Por que cidadania? Ou melhor: o que é cidadania?
Valor Econômico


Resenha de Francisco Costa publicada no jornal Valor  de 2,3 e 4 de maio de 2003.
 
 
Por que cidadania? Ou melhor: o que é cidadania?
 
 
         Não há dúvida de que o tema cidadania seja candente. Nos quatro cantos do planeta, com a globalização, vemos mobilização, debates acirrados, muitas vezes confrontos até mesmo físicos. Por que cidadania? Ou melhor: o que é cidadania?
         Está certo o leitor que responder que cidadania é o direito de ir e vir, de votar, de ter um salário justo. Isso tudo sabemos nós que saímos todos os dias para trabalhar, que enfrentamos a fila do ônibus, que almoçamos no quilo da esquina que nos damos ao luxo de ir a um cinema, que, se não for visto, nós trará uma imensa sensação de perda.
         Isso para não falarmos da liberdade para escolher um time para qual torcer – sim, a liberdade de escolha das cores do clube, tanto quanto da rádio que se quer ouvir. E aqui sim chegamos a um ponto x. A palavra “liberdade”.
         Por extensão, sabemos que liberdade traz consigo duas outras coisas preciosas: direitos e deveres. Se nos apegamos em demasia aos deveres, alguma coisa está errada em nossa vida. Se por outro lado, o mesmo acontecer com os direitos, corremos o risco de assumir a prepotência - e tudo de nefando de que os tiranetes, clandestinos ou não, se utilizam em sua vida rotineira.
         Pode parecer paradoxal, no momento em que mais se fala em direitos, haver a, por vezes indigesta, colocação dos deveres. Mas não deveria ser assim – de que outro modo uma população, suponhamos, como a de São Paulo, não entraria em colapso sem a questão dos deveres?
         Muito teórico, podem dizer alguns. Mas não é assim. Se o leitor olhar para o que foi escrito acima, ele vai observar que um grande número de palavras significativas faz parte deste texto e está intimamente ligado à questão da cidadania.
         Por exemplo, seu bem-estar psíquico, direito primordial de qualquer ser humano, tem a ver tanto com o que você tem dentro de si, quanto diz respeito ao mundo e à sociedade que o rodeiam. Assim, o direito ao bem-estar psíquico – que alguns chamam de qualidade de vida – é condição primordial ao bom desenvolvimento da pessoa.
         Nesse mundo complexo dentro do qual estamos mergulhados, banhados todo o tempo por todo tipo de ondas – sejam solares, sejam hertzianas, sejam lá o que forem – como medir se somos mais ou menos felizes? A razão aponta para o fato de sermos ou estarmos alegres, ou contentes, com nossa própria vida e como fazer para aprimorá-la. Um exame interior que só cada um de nós pode fazer.

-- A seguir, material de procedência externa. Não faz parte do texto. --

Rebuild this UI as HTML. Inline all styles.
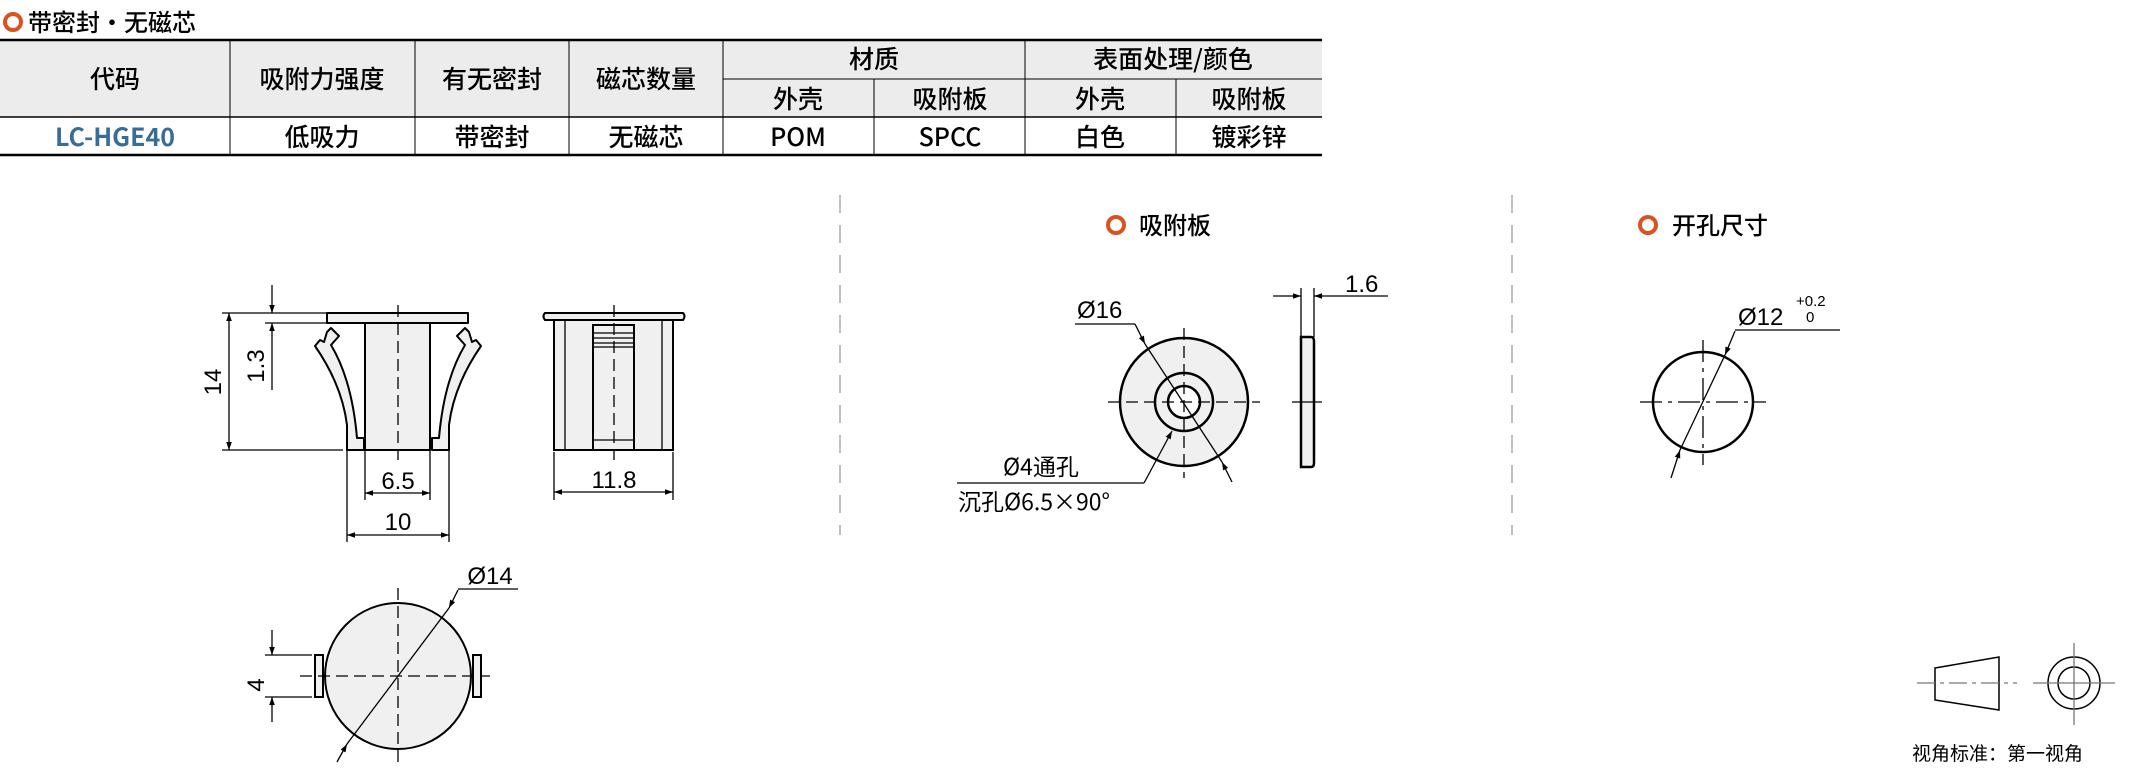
<!DOCTYPE html>
<html><head><meta charset="utf-8"><style>
body{margin:0;background:#fff;}
svg{display:block;font-family:"Liberation Sans","Noto Sans CJK SC",sans-serif;}
.cn{font-family:"Noto Sans CJK SC",sans-serif;}
</style></head><body>
<svg width="2131" height="772" viewBox="0 0 2131 772" xmlns="http://www.w3.org/2000/svg">
<defs>
<marker id="a" viewBox="0 0 10 10" refX="10" refY="5" markerWidth="18" markerHeight="8" markerUnits="userSpaceOnUse" orient="auto-start-reverse"><path d="M0,1.5 L10,5 L0,8.5z" fill="#000"/></marker>
</defs>
<!-- title -->
<circle cx="13" cy="22" r="8" fill="none" stroke="#d9531e" stroke-width="4"/>
<text x="28" y="31" font-size="24" class="cn" font-weight="500">带密封·无磁芯</text>
<!-- table -->
<rect x="0" y="40" width="1322" height="77" fill="#ececec"/>
<g stroke="#000" fill="none">
<line x1="0" y1="40" x2="1322" y2="40" stroke-width="2.5"/>
<line x1="0" y1="117" x2="1322" y2="117" stroke-width="1.5"/>
<line x1="0" y1="155" x2="1322" y2="155" stroke-width="2.5"/>
<line x1="723" y1="79" x2="1322" y2="79" stroke-width="1"/>
<line x1="230" y1="40" x2="230" y2="155"/><line x1="415" y1="40" x2="415" y2="155"/>
<line x1="569" y1="40" x2="569" y2="155"/><line x1="723" y1="40" x2="723" y2="155"/>
<line x1="874" y1="79" x2="874" y2="155"/><line x1="1025" y1="40" x2="1025" y2="155"/>
<line x1="1176" y1="79" x2="1176" y2="155"/>
</g>
<g font-size="25" text-anchor="middle" class="cn" font-weight="500">
<text x="115" y="88">代码</text><text x="322" y="88">吸附力强度</text><text x="492" y="88">有无密封</text><text x="646" y="88">磁芯数量</text>
<text x="874" y="68">材质</text><text x="1173" y="68">表面处理/颜色</text>
<text x="798" y="108">外壳</text><text x="950" y="108">吸附板</text><text x="1100" y="108">外壳</text><text x="1249" y="108">吸附板</text>
<text x="115" y="146" fill="#3a6d96" font-weight="bold">LC-HGE40</text>
<text x="322" y="146">低吸力</text><text x="492" y="146">带密封</text><text x="646" y="146">无磁芯</text>
<text x="798" y="146">POM</text><text x="950" y="146">SPCC</text><text x="1100" y="146">白色</text><text x="1249" y="146">镀彩锌</text>
</g>
<!-- separators -->
<line x1="840" y1="195" x2="840" y2="535" stroke="#aaa" stroke-width="1.5" stroke-dasharray="18,12"/>
<line x1="1512" y1="195" x2="1512" y2="535" stroke="#aaa" stroke-width="1.5" stroke-dasharray="18,12"/>

<!-- front view -->
<g stroke="#000" stroke-width="2" fill="#f0f0f0" stroke-linejoin="round">
<path d="M327,313 L468,313 L468,323 L327,323 Z"/>
<path d="M364,450 L347,450 L347,425 Q342,385 315,346 L320,340 L324,342 L327,332 L331,328 L339,336 L331,345 Q352,380 357,438 L364,438 Z"/>
<path d="M432,450 L449,450 L449,425 Q454,385 481,346 L476,340 L472,342 L469,332 L465,328 L457,336 L465,345 Q444,380 439,438 L432,438 Z"/>
<rect x="365" y="323" width="65" height="127"/>
</g>
<g stroke="#000" stroke-width="1.3" fill="none">
<line x1="398" y1="305" x2="398" y2="460" stroke-dasharray="12,6"/>
<line x1="222" y1="313" x2="327" y2="313"/><line x1="265" y1="323" x2="327" y2="323"/><line x1="222" y1="450" x2="343" y2="450"/>
<line x1="229" y1="313" x2="229" y2="450" marker-start="url(#a)" marker-end="url(#a)"/>
<line x1="272" y1="285" x2="272" y2="313" marker-end="url(#a)"/><line x1="272" y1="390" x2="272" y2="323" marker-end="url(#a)"/>
<line x1="365" y1="450" x2="365" y2="500"/><line x1="430" y1="450" x2="430" y2="500"/>
<line x1="347" y1="450" x2="347" y2="542"/><line x1="449" y1="450" x2="449" y2="542"/>
<line x1="365" y1="493" x2="430" y2="493" marker-start="url(#a)" marker-end="url(#a)"/>
<line x1="347" y1="535" x2="449" y2="535" marker-start="url(#a)" marker-end="url(#a)"/>
</g>
<g font-size="24" text-anchor="middle">
<text x="398" y="489">6.5</text><text x="398" y="530">10</text>
<text transform="translate(221,382) rotate(-90)">14</text>
<text transform="translate(264,366) rotate(-90)">1.3</text>
</g>
<!-- side view -->
<g stroke="#000" stroke-width="2" fill="#f0f0f0">
<path d="M545,313 L683,313 Q686,316 683,320 L545,320 Q542,316 545,313Z"/>
<rect x="554" y="320" width="119" height="130"/>
<rect x="593" y="325" width="41" height="125"/>
</g>
<g stroke="#000" stroke-width="1.3" fill="none">
<line x1="565" y1="320" x2="565" y2="450"/><line x1="662" y1="320" x2="662" y2="450"/>
<line x1="593" y1="333" x2="634" y2="333"/><line x1="593" y1="338" x2="634" y2="338"/><line x1="593" y1="343" x2="634" y2="343"/><line x1="593" y1="347" x2="634" y2="347"/>
<line x1="593" y1="440" x2="634" y2="440"/>
<line x1="614" y1="305" x2="614" y2="460" stroke-dasharray="12,6"/>
<line x1="554" y1="452" x2="554" y2="500"/><line x1="673" y1="452" x2="673" y2="500"/>
<line x1="554" y1="492" x2="673" y2="492" marker-start="url(#a)" marker-end="url(#a)"/>
</g>
<text x="614" y="488" font-size="24" text-anchor="middle">11.8</text>
<!-- bottom view -->
<g stroke="#000" stroke-width="2" fill="#f0f0f0">
<rect x="315" y="655" width="8" height="42"/><rect x="473" y="655" width="8" height="42"/>
<circle cx="398" cy="676" r="73"/>
</g>
<g stroke="#000" stroke-width="1.3" fill="none">
<line x1="398" y1="588" x2="398" y2="765" stroke-dasharray="12,6"/>
<line x1="300" y1="676" x2="490" y2="676" stroke-dasharray="12,6"/>
<line x1="265" y1="655" x2="312" y2="655"/><line x1="265" y1="697" x2="312" y2="697"/>
<line x1="272" y1="630" x2="272" y2="655" marker-end="url(#a)"/><line x1="272" y1="722" x2="272" y2="697" marker-end="url(#a)"/>
<line x1="337" y1="762" x2="347" y2="744" marker-end="url(#a)"/>
<line x1="347" y1="744" x2="449" y2="608"/>
<line x1="458" y1="590" x2="449" y2="608" marker-end="url(#a)"/>
<line x1="458" y1="589" x2="518" y2="589"/>
</g>
<text x="490" y="584" font-size="24" text-anchor="middle">Ø14</text>
<text transform="translate(264,685) rotate(-90)" font-size="24" text-anchor="middle">4</text>

<!-- 吸附板 -->
<circle cx="1116" cy="225" r="8" fill="none" stroke="#d9531e" stroke-width="4"/>
<text x="1139" y="234" font-size="24" class="cn" font-weight="500">吸附板</text>
<g stroke="#000" stroke-width="2.5" fill="#f0f0f0">
<circle cx="1184" cy="402" r="64"/>
<circle cx="1184" cy="402" r="29"/>
<circle cx="1184" cy="402" r="16" fill="#fff"/>
<path d="M1301,337 L1311,337 Q1314,337 1314,341 L1314,463 Q1314,467 1311,467 L1301,467 Z"/>
</g>
<g stroke="#000" stroke-width="1.3" fill="none">
<line x1="1108" y1="402" x2="1260" y2="402" stroke-dasharray="12,6"/>
<line x1="1184" y1="328" x2="1184" y2="478" stroke-dasharray="12,6"/>
<line x1="1292" y1="402" x2="1322" y2="402"/>
<line x1="1301" y1="288" x2="1301" y2="337"/><line x1="1314" y1="288" x2="1314" y2="337"/>
<line x1="1273" y1="296" x2="1301" y2="296" marker-end="url(#a)"/><line x1="1336" y1="296" x2="1314" y2="296" marker-end="url(#a)"/>
<line x1="1336" y1="296" x2="1388" y2="296"/>
<line x1="1075" y1="324" x2="1135" y2="324"/>
<line x1="1135" y1="324" x2="1145" y2="344" marker-end="url(#a)"/>
<line x1="1145" y1="344" x2="1222" y2="462"/>
<line x1="1232" y1="482" x2="1222" y2="462" marker-end="url(#a)"/>
<line x1="957" y1="483" x2="1144" y2="483"/>
<line x1="1144" y1="483" x2="1172" y2="431" marker-end="url(#a)"/>
</g>
<text x="1345" y="292" font-size="24">1.6</text>
<text x="1077" y="318" font-size="24">Ø16</text>
<text x="1003" y="475" font-size="23" class="cn">Ø4通孔</text>
<text x="958" y="510" font-size="23" class="cn">沉孔Ø6.5×90°</text>

<!-- 开孔尺寸 -->
<circle cx="1648" cy="225" r="8" fill="none" stroke="#d9531e" stroke-width="4"/>
<text x="1672" y="234" font-size="24" class="cn" font-weight="500">开孔尺寸</text>
<circle cx="1703" cy="402" r="50" fill="none" stroke="#000" stroke-width="2.5"/>
<g stroke="#000" stroke-width="1.3" fill="none">
<line x1="1640" y1="402" x2="1766" y2="402" stroke-dasharray="22,6,4,6"/>
<line x1="1703" y1="340" x2="1703" y2="465" stroke-dasharray="22,6,4,6"/>
<line x1="1671" y1="478" x2="1680" y2="450" marker-end="url(#a)"/>
<line x1="1680" y1="450" x2="1725" y2="355"/>
<line x1="1735" y1="331" x2="1725" y2="355" marker-end="url(#a)"/>
<line x1="1735" y1="330" x2="1840" y2="330"/>
</g>
<text x="1738" y="325" font-size="24">Ø12</text>
<text x="1796" y="306" font-size="15">+0.2</text>
<text x="1806" y="322" font-size="15">0</text>

<!-- view symbol -->
<g stroke="#000" stroke-width="1.5" fill="none">
<path d="M1935,668 L1999,657 L1999,710 L1935,700 Z"/>
<circle cx="2074" cy="683" r="26"/><circle cx="2074" cy="683" r="16"/>
</g>
<g stroke="#777" stroke-width="1.3">
<line x1="1917" y1="683" x2="2017" y2="683" stroke-dasharray="18,5,4,5"/>
<line x1="2033" y1="683" x2="2115" y2="683"/><line x1="2074" y1="643" x2="2074" y2="725"/>
</g>
<text x="1912" y="760" font-size="19" class="cn">视角标准：第一视角</text>
</svg>
</body></html>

         Pois bem, com a questão da cidadania circunvoando (passe o neologismo) nossa existência e estando no centro da questão do globo em que vivemos, uma obra e tanto acaba de ser posta em circulação: História da cidadania (Contexto), organizada por Jaime Pinsky e Carla Bassanezi Pinsky. É um volume, eu diria, que se basta a sim mesmo. É um achado. No prefácio, Jaime Pinsky observa que até hoje muito se fala de cidadania, mas nunca se tratou de elaborar uma história da mesma, e que ela é, em si, uma obra original.
         De minha parte, concordo plenamente. Em 592 páginas o leito avançará, passo a passo pelas grandes lutas humanas em direção ao que denominamos hoje de cidadania. Do advento do Deus único hebreu, passando pela cidade-estado (polis) até a questão do racismo e do feminismo, encontrará um manual seguro, que o alicerçará dentro de uma das discussões mais fascinantes de nossos dias.
         História da Cidadania – que tem um capítulo dedicado especialmente à cidadania no Brasil – nasce como uma obra de referência. Sem dúvida, uma obra que, além de fonte contínua de consulta pela própria qualidade de edição merece estar em toda boa biblioteca. E que trata fundamentalmente de liberdade, de direitos e deveres. De cidadania, em suma.
 
Francisco Costa é editor da Revista USP.